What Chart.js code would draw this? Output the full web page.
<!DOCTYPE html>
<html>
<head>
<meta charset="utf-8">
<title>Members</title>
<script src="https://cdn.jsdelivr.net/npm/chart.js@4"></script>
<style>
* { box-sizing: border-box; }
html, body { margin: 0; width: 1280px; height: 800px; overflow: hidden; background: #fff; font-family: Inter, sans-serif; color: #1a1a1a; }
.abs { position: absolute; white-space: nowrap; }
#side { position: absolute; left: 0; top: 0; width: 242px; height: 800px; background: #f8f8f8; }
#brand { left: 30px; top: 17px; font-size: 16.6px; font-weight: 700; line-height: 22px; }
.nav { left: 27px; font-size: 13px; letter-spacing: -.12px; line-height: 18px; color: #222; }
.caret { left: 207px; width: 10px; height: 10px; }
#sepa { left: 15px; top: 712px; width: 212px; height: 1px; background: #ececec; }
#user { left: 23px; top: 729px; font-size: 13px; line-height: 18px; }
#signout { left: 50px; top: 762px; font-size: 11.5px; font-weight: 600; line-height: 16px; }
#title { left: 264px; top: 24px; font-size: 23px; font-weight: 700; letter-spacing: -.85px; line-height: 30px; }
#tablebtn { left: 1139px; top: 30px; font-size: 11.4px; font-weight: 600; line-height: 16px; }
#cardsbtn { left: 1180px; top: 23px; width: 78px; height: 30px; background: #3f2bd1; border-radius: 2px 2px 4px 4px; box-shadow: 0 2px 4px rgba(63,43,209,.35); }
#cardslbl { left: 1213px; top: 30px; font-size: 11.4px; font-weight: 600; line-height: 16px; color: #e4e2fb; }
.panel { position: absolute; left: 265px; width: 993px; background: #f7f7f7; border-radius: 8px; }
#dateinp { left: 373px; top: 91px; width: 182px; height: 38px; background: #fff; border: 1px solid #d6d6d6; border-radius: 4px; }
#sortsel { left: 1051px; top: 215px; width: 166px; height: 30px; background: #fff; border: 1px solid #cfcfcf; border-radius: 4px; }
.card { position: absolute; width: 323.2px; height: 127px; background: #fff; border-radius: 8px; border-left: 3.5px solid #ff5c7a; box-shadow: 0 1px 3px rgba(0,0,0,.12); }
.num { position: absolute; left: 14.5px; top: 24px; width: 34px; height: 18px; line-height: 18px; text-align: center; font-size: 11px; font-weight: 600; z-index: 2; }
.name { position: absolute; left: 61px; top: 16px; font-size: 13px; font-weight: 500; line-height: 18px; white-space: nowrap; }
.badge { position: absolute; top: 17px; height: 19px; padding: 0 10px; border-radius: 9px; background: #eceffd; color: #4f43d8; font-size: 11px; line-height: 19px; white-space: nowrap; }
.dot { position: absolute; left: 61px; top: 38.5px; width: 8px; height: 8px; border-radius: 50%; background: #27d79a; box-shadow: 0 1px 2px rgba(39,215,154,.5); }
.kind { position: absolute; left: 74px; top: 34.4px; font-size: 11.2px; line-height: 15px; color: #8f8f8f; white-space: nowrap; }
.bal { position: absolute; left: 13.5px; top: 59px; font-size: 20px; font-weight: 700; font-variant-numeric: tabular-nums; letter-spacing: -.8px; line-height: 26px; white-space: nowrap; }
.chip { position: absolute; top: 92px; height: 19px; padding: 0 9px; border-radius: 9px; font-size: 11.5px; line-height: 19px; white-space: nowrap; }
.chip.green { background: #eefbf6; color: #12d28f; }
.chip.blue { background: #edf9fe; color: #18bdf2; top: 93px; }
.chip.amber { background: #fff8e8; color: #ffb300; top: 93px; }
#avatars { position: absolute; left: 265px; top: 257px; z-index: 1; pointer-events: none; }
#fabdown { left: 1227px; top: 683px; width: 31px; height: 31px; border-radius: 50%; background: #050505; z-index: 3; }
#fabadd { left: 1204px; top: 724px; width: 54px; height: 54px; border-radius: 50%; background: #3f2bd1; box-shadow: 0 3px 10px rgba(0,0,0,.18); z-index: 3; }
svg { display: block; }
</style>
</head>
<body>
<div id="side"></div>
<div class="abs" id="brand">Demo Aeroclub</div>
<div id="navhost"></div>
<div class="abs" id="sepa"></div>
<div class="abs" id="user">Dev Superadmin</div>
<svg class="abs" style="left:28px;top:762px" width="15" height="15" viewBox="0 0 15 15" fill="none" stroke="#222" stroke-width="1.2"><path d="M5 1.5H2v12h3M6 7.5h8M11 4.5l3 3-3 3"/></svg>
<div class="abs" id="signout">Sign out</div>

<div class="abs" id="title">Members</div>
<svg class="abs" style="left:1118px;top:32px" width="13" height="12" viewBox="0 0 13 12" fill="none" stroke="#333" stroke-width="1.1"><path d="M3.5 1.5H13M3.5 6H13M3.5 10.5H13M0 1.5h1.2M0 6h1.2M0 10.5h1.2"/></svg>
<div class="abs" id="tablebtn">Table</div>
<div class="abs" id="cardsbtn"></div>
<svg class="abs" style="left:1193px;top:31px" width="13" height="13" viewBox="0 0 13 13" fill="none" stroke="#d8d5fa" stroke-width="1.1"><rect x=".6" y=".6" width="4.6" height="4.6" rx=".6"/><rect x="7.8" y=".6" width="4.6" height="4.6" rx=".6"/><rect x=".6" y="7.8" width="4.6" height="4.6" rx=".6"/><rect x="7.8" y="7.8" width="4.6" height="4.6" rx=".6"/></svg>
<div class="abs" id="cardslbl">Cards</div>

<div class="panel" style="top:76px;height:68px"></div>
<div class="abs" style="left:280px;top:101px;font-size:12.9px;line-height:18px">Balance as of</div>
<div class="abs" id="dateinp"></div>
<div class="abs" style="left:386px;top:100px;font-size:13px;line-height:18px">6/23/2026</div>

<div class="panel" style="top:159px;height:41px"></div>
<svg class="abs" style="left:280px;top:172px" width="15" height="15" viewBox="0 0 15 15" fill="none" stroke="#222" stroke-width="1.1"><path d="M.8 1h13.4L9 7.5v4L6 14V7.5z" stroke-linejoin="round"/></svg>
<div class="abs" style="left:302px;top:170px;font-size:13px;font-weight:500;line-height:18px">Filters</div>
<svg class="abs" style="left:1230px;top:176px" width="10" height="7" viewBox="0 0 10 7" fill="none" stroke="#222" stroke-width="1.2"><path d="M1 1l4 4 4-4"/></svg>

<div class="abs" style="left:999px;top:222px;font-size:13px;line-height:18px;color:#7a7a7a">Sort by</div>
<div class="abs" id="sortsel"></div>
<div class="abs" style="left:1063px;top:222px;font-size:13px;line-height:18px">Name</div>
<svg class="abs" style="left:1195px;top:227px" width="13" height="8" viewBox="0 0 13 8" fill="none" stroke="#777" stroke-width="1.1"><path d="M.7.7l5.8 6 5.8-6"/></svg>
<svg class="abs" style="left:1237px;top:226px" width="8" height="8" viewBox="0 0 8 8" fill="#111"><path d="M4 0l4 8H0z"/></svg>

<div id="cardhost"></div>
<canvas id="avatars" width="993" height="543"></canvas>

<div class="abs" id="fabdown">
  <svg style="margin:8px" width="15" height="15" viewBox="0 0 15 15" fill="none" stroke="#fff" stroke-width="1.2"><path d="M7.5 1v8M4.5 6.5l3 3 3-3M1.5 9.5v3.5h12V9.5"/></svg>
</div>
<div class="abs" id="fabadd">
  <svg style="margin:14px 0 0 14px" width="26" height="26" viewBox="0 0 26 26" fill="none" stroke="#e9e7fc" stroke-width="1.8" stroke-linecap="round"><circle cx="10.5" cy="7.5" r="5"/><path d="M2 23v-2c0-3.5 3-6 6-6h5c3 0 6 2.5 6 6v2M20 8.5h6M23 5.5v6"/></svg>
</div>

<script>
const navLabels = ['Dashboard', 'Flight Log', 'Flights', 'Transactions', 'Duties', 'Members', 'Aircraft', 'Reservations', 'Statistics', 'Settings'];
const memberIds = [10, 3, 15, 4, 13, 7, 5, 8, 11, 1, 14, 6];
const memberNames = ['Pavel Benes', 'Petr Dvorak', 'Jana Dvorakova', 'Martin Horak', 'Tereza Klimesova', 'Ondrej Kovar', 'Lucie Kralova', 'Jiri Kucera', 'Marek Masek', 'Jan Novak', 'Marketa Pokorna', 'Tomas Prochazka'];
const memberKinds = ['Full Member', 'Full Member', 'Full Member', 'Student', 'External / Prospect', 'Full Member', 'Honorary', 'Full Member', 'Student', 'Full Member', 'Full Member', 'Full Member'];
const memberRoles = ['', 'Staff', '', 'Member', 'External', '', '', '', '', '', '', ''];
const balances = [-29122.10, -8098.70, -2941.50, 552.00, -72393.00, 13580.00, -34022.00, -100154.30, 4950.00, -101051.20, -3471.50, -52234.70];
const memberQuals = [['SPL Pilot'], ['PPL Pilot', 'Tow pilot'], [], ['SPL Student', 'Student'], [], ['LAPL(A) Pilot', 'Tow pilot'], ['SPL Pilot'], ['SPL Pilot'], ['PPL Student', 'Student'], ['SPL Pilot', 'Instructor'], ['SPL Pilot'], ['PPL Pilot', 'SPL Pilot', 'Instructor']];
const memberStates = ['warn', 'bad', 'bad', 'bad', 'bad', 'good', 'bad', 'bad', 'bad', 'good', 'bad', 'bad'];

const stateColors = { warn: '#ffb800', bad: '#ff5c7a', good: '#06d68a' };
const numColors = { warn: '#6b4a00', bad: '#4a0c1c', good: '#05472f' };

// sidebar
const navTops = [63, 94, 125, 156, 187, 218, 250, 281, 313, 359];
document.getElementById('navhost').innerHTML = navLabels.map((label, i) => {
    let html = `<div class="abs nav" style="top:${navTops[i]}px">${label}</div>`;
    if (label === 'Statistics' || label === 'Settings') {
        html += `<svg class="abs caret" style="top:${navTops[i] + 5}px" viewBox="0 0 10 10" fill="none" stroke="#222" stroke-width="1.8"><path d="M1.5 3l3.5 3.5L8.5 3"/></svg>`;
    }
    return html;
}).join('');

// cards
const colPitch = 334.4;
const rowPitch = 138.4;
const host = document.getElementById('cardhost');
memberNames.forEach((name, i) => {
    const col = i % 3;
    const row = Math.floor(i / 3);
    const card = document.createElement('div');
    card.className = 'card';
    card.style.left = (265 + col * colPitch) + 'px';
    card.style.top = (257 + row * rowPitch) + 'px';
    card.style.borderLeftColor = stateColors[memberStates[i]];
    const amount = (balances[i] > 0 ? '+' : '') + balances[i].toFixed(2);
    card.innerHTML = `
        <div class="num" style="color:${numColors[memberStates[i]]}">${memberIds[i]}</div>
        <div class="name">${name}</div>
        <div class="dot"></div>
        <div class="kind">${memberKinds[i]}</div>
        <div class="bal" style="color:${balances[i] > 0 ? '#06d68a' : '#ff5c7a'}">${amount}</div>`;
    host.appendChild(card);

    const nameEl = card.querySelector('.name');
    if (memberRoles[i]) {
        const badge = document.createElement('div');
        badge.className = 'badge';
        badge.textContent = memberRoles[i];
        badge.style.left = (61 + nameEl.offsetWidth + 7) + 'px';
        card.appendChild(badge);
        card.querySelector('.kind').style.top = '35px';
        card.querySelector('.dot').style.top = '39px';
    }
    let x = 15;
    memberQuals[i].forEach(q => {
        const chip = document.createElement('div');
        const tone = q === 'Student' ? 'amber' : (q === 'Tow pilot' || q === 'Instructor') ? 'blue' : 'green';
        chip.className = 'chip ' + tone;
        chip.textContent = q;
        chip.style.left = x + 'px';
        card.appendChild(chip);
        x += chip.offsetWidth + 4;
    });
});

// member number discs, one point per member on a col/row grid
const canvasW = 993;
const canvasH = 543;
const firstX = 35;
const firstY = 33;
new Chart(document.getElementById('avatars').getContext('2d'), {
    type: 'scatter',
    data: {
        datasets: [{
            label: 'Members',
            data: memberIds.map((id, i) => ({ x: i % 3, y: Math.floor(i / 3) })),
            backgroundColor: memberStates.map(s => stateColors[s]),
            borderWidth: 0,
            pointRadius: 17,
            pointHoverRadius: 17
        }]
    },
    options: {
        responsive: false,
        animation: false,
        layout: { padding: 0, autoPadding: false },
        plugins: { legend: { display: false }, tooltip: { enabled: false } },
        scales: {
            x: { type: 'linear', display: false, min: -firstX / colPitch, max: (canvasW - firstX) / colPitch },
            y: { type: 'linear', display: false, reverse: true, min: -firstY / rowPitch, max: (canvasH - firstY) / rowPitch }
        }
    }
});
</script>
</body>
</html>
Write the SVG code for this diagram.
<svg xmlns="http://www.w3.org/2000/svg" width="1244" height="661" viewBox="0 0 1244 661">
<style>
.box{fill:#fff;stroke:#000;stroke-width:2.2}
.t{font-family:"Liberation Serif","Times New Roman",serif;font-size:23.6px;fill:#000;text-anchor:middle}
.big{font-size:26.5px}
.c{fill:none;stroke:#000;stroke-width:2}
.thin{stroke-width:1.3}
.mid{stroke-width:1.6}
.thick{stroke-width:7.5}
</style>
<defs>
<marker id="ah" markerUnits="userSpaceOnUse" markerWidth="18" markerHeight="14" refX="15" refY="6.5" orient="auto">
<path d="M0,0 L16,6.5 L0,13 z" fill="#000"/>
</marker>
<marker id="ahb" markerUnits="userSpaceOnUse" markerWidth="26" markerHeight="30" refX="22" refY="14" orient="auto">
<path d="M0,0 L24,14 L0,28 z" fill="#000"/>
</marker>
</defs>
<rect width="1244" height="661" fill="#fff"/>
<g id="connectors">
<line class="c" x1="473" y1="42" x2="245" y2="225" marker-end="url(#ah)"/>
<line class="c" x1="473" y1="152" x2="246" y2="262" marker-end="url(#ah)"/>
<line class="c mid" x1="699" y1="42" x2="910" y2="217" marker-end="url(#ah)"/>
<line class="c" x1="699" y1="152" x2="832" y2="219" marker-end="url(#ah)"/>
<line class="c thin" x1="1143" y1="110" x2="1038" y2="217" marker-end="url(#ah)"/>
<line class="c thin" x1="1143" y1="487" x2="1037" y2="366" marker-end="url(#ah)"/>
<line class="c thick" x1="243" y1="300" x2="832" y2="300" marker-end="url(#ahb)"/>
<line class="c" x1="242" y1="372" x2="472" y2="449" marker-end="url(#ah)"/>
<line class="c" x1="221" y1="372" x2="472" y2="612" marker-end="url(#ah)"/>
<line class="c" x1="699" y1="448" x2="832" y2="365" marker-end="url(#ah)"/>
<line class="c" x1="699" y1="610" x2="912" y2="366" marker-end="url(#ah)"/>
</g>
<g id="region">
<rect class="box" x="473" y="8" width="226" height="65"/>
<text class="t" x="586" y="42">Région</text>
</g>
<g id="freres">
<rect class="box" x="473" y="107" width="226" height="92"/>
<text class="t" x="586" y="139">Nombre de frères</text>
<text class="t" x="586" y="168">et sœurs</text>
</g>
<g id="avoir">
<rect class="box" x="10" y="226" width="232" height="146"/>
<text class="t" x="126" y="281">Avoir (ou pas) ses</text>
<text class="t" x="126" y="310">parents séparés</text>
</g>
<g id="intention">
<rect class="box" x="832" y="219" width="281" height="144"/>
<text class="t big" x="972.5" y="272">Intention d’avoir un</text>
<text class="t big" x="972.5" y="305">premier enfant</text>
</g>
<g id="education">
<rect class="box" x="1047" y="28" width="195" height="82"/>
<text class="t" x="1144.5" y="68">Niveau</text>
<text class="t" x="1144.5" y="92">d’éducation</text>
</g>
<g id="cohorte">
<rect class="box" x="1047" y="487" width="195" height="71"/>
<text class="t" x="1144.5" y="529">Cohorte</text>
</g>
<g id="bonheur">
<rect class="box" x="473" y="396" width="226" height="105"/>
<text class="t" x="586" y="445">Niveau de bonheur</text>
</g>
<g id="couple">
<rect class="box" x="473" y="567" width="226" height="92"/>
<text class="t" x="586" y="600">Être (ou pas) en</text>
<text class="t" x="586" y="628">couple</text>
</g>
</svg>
------------------------------
> WHAT THIS TASK INVOLVES
State the number of lines that contain the string "code", with no other words.

> THE SOLUTION
2